* RECORDS FOR THIS EXERCISE:

--- --- ---

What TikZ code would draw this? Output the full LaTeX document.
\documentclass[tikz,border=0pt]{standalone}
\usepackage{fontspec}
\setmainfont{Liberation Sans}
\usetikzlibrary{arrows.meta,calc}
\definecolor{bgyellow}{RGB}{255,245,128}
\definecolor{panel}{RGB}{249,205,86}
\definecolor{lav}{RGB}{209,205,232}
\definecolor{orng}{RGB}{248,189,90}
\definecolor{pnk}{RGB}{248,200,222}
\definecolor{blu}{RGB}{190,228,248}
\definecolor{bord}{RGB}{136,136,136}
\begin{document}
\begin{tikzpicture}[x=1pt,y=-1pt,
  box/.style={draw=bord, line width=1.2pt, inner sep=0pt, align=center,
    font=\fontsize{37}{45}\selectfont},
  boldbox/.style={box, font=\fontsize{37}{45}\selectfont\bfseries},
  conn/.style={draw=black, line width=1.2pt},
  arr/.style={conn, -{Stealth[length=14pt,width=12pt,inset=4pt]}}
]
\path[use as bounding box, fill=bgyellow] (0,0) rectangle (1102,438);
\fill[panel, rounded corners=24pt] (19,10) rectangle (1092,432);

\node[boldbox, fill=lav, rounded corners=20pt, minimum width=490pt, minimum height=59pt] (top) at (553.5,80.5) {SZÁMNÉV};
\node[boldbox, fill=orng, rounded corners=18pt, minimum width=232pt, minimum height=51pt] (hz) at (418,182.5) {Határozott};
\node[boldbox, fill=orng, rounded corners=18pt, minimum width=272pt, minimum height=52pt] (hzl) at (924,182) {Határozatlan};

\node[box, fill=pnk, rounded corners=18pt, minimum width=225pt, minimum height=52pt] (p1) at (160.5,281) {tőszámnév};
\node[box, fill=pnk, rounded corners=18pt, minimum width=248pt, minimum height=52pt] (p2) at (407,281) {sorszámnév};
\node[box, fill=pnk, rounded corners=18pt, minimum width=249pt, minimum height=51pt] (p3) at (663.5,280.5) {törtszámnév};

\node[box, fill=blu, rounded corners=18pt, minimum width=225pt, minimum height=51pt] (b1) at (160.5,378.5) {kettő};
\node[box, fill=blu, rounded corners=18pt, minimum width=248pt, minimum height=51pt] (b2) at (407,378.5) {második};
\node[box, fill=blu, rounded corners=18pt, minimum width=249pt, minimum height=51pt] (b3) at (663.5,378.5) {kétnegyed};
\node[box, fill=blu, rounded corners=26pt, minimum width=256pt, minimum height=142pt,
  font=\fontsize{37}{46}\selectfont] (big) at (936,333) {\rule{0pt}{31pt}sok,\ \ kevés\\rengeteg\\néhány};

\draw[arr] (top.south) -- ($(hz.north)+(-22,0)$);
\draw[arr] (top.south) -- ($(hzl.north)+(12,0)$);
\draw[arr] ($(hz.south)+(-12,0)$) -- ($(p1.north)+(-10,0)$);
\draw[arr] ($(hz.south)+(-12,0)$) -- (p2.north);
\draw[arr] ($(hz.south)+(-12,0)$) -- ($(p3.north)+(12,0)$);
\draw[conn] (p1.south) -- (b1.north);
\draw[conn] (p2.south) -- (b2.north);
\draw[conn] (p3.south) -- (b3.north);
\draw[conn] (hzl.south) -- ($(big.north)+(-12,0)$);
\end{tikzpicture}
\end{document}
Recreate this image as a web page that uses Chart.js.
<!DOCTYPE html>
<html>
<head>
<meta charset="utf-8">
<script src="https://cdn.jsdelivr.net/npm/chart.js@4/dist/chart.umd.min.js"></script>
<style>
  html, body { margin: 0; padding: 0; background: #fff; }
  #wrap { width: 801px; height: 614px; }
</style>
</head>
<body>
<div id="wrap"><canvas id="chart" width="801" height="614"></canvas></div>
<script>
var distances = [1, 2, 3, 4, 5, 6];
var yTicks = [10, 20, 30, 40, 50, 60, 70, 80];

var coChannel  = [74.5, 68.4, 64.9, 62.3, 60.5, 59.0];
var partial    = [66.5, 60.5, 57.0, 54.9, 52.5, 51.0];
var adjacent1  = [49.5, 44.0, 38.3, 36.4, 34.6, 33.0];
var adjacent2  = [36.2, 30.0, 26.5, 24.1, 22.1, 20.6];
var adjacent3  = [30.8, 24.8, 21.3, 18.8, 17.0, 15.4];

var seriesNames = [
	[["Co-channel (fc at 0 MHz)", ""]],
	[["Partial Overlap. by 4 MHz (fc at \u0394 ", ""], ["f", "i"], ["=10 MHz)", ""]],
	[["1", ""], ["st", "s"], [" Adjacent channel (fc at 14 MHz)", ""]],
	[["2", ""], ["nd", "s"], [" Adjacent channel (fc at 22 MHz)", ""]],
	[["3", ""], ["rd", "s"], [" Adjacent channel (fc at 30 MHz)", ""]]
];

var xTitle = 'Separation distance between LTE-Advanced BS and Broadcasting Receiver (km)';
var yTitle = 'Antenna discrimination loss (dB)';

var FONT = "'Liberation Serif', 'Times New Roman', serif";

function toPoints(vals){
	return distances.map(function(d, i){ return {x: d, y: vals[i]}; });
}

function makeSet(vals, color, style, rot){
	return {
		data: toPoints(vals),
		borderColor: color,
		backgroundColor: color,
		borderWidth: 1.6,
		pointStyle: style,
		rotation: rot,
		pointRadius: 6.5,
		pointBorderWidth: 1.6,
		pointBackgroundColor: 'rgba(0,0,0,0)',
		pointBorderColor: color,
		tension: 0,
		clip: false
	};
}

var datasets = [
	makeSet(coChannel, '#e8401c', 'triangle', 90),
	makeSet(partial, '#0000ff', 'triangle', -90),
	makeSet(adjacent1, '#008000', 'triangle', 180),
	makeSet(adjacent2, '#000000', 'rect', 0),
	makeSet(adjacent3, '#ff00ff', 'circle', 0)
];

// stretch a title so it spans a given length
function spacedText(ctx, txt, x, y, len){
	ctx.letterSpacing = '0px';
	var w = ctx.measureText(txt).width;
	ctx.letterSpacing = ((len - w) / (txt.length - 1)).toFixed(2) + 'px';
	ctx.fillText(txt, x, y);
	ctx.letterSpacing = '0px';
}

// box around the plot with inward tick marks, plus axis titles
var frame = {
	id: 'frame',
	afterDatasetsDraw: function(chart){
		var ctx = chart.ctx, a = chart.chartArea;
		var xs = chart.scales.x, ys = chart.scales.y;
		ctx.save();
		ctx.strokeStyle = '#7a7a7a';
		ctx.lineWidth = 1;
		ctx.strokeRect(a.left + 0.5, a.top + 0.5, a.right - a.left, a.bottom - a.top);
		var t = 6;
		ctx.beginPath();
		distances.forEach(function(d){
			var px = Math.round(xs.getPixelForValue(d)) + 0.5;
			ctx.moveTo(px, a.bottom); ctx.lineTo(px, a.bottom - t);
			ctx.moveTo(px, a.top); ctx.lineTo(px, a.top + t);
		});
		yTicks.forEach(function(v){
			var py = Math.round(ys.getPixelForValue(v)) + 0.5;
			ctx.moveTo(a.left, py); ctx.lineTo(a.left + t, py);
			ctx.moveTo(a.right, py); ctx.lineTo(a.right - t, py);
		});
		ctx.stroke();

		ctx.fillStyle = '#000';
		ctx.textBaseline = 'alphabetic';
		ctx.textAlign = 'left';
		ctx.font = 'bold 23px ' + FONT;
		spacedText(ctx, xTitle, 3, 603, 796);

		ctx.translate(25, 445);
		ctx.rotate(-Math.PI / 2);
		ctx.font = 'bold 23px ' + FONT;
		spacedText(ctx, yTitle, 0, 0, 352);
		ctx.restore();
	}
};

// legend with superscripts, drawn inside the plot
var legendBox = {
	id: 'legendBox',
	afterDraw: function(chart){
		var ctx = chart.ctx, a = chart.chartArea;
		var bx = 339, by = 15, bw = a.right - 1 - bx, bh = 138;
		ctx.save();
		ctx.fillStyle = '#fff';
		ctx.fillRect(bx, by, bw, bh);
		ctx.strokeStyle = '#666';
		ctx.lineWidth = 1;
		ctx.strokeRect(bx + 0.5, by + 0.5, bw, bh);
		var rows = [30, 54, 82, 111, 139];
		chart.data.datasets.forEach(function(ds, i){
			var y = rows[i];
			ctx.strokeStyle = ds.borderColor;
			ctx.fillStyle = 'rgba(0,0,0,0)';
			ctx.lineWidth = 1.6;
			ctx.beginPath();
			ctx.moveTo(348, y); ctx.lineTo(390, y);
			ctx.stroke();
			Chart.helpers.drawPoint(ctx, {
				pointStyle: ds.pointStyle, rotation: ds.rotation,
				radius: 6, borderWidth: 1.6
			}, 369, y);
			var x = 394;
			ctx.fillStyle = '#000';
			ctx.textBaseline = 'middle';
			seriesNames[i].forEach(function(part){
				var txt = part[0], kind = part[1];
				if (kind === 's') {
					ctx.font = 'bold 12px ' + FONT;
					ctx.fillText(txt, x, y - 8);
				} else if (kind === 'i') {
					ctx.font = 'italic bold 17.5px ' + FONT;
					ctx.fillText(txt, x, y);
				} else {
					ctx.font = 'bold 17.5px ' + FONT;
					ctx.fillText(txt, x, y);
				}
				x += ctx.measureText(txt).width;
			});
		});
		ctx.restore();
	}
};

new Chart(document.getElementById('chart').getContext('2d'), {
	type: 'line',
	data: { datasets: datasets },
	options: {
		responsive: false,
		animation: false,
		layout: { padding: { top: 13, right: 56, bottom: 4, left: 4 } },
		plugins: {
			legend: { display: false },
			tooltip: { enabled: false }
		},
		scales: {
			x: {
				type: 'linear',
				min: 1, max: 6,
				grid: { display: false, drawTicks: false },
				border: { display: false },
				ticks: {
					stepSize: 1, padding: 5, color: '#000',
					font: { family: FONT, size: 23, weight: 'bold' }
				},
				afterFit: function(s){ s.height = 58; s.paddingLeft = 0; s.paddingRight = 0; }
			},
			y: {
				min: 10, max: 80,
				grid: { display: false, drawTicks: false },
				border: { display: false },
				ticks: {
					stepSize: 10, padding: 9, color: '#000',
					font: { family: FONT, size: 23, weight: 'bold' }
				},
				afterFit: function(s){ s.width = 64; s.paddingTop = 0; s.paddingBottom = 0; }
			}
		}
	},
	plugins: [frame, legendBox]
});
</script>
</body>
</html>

--- --- ---

* DIRECTIVE: Write out the listing's lines exactly, from its first line through the line that contains "(big) at (936,333)", and stop there.

* OUTPUT OF THE TASK:
What TikZ code would draw this? Output the full LaTeX document.
\documentclass[tikz,border=0pt]{standalone}
\usepackage{fontspec}
\setmainfont{Liberation Sans}
\usetikzlibrary{arrows.meta,calc}
\definecolor{bgyellow}{RGB}{255,245,128}
\definecolor{panel}{RGB}{249,205,86}
\definecolor{lav}{RGB}{209,205,232}
\definecolor{orng}{RGB}{248,189,90}
\definecolor{pnk}{RGB}{248,200,222}
\definecolor{blu}{RGB}{190,228,248}
\definecolor{bord}{RGB}{136,136,136}
\begin{document}
\begin{tikzpicture}[x=1pt,y=-1pt,
  box/.style={draw=bord, line width=1.2pt, inner sep=0pt, align=center,
    font=\fontsize{37}{45}\selectfont},
  boldbox/.style={box, font=\fontsize{37}{45}\selectfont\bfseries},
  conn/.style={draw=black, line width=1.2pt},
  arr/.style={conn, -{Stealth[length=14pt,width=12pt,inset=4pt]}}
]
\path[use as bounding box, fill=bgyellow] (0,0) rectangle (1102,438);
\fill[panel, rounded corners=24pt] (19,10) rectangle (1092,432);

\node[boldbox, fill=lav, rounded corners=20pt, minimum width=490pt, minimum height=59pt] (top) at (553.5,80.5) {SZÁMNÉV};
\node[boldbox, fill=orng, rounded corners=18pt, minimum width=232pt, minimum height=51pt] (hz) at (418,182.5) {Határozott};
\node[boldbox, fill=orng, rounded corners=18pt, minimum width=272pt, minimum height=52pt] (hzl) at (924,182) {Határozatlan};

\node[box, fill=pnk, rounded corners=18pt, minimum width=225pt, minimum height=52pt] (p1) at (160.5,281) {tőszámnév};
\node[box, fill=pnk, rounded corners=18pt, minimum width=248pt, minimum height=52pt] (p2) at (407,281) {sorszámnév};
\node[box, fill=pnk, rounded corners=18pt, minimum width=249pt, minimum height=51pt] (p3) at (663.5,280.5) {törtszámnév};

\node[box, fill=blu, rounded corners=18pt, minimum width=225pt, minimum height=51pt] (b1) at (160.5,378.5) {kettő};
\node[box, fill=blu, rounded corners=18pt, minimum width=248pt, minimum height=51pt] (b2) at (407,378.5) {második};
\node[box, fill=blu, rounded corners=18pt, minimum width=249pt, minimum height=51pt] (b3) at (663.5,378.5) {kétnegyed};
\node[box, fill=blu, rounded corners=26pt, minimum width=256pt, minimum height=142pt,
  font=\fontsize{37}{46}\selectfont] (big) at (936,333) {\rule{0pt}{31pt}sok,\ \ kevés\\rengeteg\\néhány};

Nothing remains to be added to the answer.